Go through the listing and set it down exactly, leaving out its pictures.

### DATASET SECTION
- - -
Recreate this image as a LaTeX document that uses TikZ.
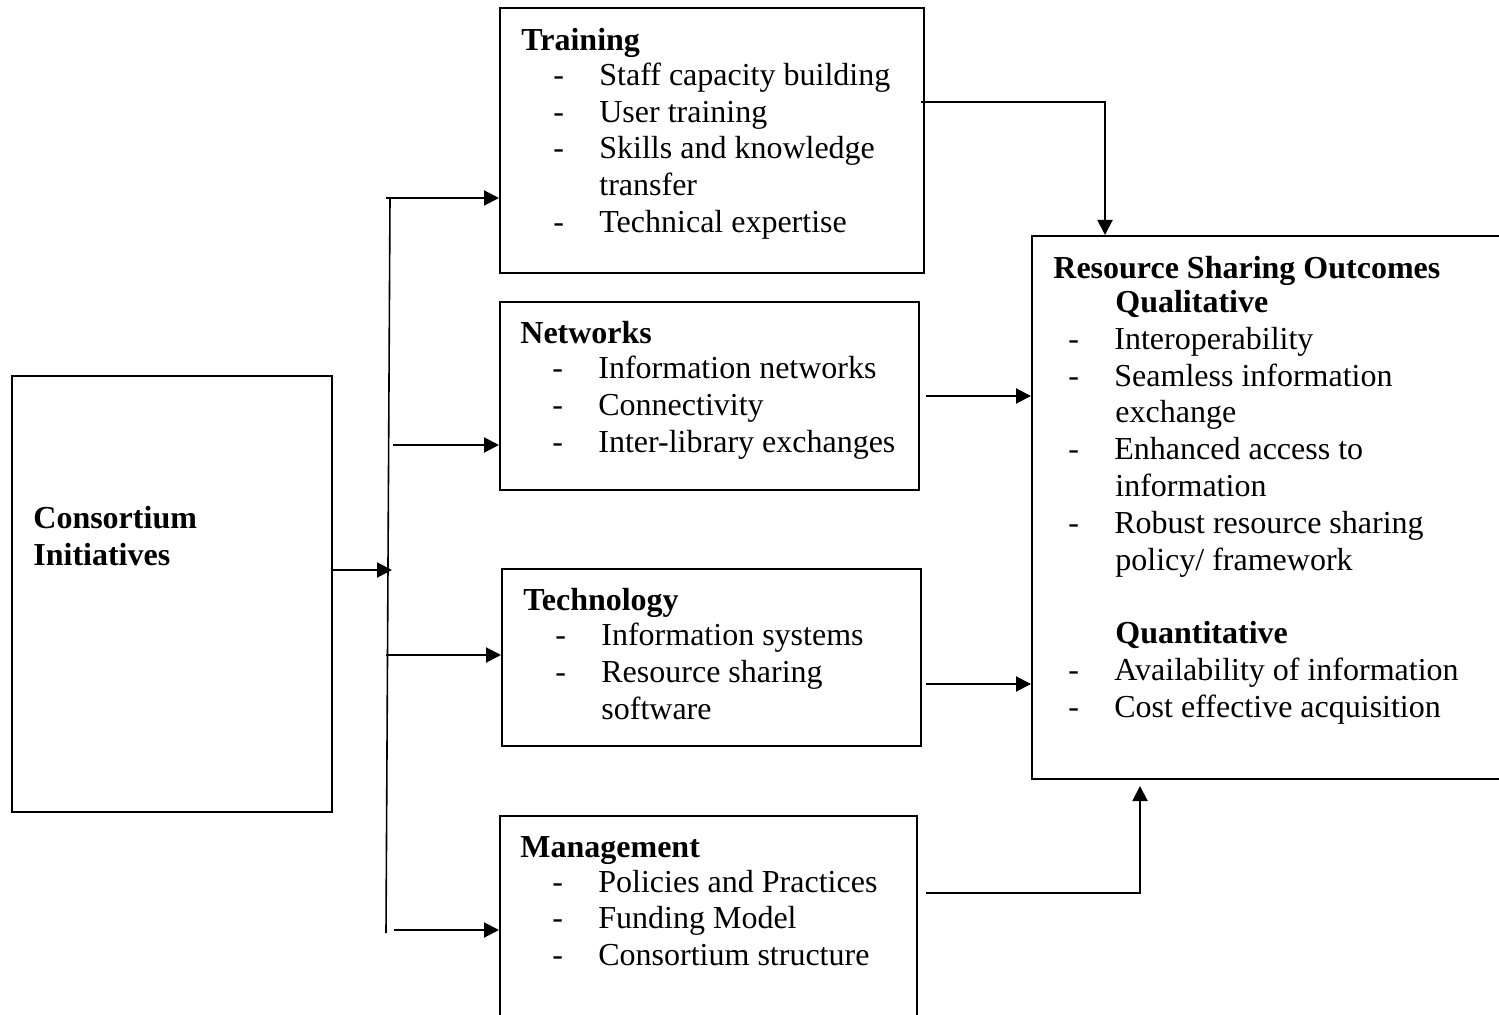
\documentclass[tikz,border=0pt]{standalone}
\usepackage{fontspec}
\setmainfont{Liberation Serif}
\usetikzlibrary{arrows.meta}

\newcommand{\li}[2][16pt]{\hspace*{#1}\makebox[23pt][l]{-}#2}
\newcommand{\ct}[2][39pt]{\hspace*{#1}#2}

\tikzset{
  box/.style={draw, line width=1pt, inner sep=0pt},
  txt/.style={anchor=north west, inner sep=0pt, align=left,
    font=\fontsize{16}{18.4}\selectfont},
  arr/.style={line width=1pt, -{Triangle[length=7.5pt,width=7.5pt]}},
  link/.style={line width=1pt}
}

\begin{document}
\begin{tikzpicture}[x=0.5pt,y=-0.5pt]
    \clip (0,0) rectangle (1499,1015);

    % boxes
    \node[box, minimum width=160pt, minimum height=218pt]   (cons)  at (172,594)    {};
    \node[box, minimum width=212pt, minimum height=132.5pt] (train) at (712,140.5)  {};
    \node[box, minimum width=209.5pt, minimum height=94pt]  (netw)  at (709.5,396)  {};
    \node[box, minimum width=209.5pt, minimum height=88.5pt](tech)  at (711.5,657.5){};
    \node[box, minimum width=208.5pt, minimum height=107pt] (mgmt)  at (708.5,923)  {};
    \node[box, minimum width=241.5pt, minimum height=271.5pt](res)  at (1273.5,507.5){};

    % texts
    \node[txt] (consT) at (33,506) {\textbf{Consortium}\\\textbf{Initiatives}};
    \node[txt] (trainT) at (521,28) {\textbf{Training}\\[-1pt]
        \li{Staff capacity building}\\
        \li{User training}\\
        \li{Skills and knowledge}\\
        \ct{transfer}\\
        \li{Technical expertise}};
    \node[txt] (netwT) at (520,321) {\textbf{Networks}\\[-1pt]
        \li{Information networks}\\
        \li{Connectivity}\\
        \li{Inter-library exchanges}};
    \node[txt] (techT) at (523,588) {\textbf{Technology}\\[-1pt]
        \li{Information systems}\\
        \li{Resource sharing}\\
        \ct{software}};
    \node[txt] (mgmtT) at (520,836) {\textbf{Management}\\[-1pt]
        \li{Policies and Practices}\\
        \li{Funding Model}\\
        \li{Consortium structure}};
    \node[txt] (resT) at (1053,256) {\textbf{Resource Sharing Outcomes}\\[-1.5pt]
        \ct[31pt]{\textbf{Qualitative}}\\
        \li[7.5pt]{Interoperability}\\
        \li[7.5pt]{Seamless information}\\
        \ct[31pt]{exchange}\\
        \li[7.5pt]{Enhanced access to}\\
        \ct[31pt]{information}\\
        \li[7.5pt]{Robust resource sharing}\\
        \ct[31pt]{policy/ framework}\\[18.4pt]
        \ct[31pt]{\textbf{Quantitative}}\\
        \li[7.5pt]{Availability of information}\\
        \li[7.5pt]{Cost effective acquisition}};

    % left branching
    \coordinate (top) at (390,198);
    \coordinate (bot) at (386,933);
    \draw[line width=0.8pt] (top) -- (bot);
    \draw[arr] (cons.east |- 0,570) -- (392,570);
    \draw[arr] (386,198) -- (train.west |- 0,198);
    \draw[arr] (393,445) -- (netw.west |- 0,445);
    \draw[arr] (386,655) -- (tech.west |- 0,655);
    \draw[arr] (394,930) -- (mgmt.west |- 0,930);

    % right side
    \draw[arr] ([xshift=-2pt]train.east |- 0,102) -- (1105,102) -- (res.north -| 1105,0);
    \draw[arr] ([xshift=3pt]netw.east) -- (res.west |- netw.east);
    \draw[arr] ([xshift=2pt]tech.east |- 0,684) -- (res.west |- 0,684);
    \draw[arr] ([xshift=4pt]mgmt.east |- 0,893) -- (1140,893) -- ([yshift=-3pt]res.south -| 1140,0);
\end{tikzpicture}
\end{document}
- - -
### FINAL RESULT
Recreate this image as a LaTeX document that uses TikZ.
\documentclass[tikz,border=0pt]{standalone}
\usepackage{fontspec}
\setmainfont{Liberation Serif}
\usetikzlibrary{arrows.meta}

\newcommand{\li}[2][16pt]{\hspace*{#1}\makebox[23pt][l]{-}#2}
\newcommand{\ct}[2][39pt]{\hspace*{#1}#2}

\tikzset{
  box/.style={draw, line width=1pt, inner sep=0pt},
  txt/.style={anchor=north west, inner sep=0pt, align=left,
    font=\fontsize{16}{18.4}\selectfont},
  arr/.style={line width=1pt, -{Triangle[length=7.5pt,width=7.5pt]}},
  link/.style={line width=1pt}
}

\begin{document}
\begin{tikzpicture}[x=0.5pt,y=-0.5pt]
    \clip (0,0) rectangle (1499,1015);

    % boxes
    \node[box, minimum width=160pt, minimum height=218pt]   (cons)  at (172,594)    {};
    \node[box, minimum width=212pt, minimum height=132.5pt] (train) at (712,140.5)  {};
    \node[box, minimum width=209.5pt, minimum height=94pt]  (netw)  at (709.5,396)  {};
    \node[box, minimum width=209.5pt, minimum height=88.5pt](tech)  at (711.5,657.5){};
    \node[box, minimum width=208.5pt, minimum height=107pt] (mgmt)  at (708.5,923)  {};
    \node[box, minimum width=241.5pt, minimum height=271.5pt](res)  at (1273.5,507.5){};

    % texts
    \node[txt] (consT) at (33,506) {\textbf{Consortium}\\\textbf{Initiatives}};
    \node[txt] (trainT) at (521,28) {\textbf{Training}\\[-1pt]
        \li{Staff capacity building}\\
        \li{User training}\\
        \li{Skills and knowledge}\\
        \ct{transfer}\\
        \li{Technical expertise}};
    \node[txt] (netwT) at (520,321) {\textbf{Networks}\\[-1pt]
        \li{Information networks}\\
        \li{Connectivity}\\
        \li{Inter-library exchanges}};
    \node[txt] (techT) at (523,588) {\textbf{Technology}\\[-1pt]
        \li{Information systems}\\
        \li{Resource sharing}\\
        \ct{software}};
    \node[txt] (mgmtT) at (520,836) {\textbf{Management}\\[-1pt]
        \li{Policies and Practices}\\
        \li{Funding Model}\\
        \li{Consortium structure}};
    \node[txt] (resT) at (1053,256) {\textbf{Resource Sharing Outcomes}\\[-1.5pt]
        \ct[31pt]{\textbf{Qualitative}}\\
        \li[7.5pt]{Interoperability}\\
        \li[7.5pt]{Seamless information}\\
        \ct[31pt]{exchange}\\
        \li[7.5pt]{Enhanced access to}\\
        \ct[31pt]{information}\\
        \li[7.5pt]{Robust resource sharing}\\
        \ct[31pt]{policy/ framework}\\[18.4pt]
        \ct[31pt]{\textbf{Quantitative}}\\
        \li[7.5pt]{Availability of information}\\
        \li[7.5pt]{Cost effective acquisition}};

    % left branching
    \coordinate (top) at (390,198);
    \coordinate (bot) at (386,933);
    \draw[line width=0.8pt] (top) -- (bot);
    \draw[arr] (cons.east |- 0,570) -- (392,570);
    \draw[arr] (386,198) -- (train.west |- 0,198);
    \draw[arr] (393,445) -- (netw.west |- 0,445);
    \draw[arr] (386,655) -- (tech.west |- 0,655);
    \draw[arr] (394,930) -- (mgmt.west |- 0,930);

    % right side
    \draw[arr] ([xshift=-2pt]train.east |- 0,102) -- (1105,102) -- (res.north -| 1105,0);
    \draw[arr] ([xshift=3pt]netw.east) -- (res.west |- netw.east);
    \draw[arr] ([xshift=2pt]tech.east |- 0,684) -- (res.west |- 0,684);
    \draw[arr] ([xshift=4pt]mgmt.east |- 0,893) -- (1140,893) -- ([yshift=-3pt]res.south -| 1140,0);
\end{tikzpicture}
\end{document}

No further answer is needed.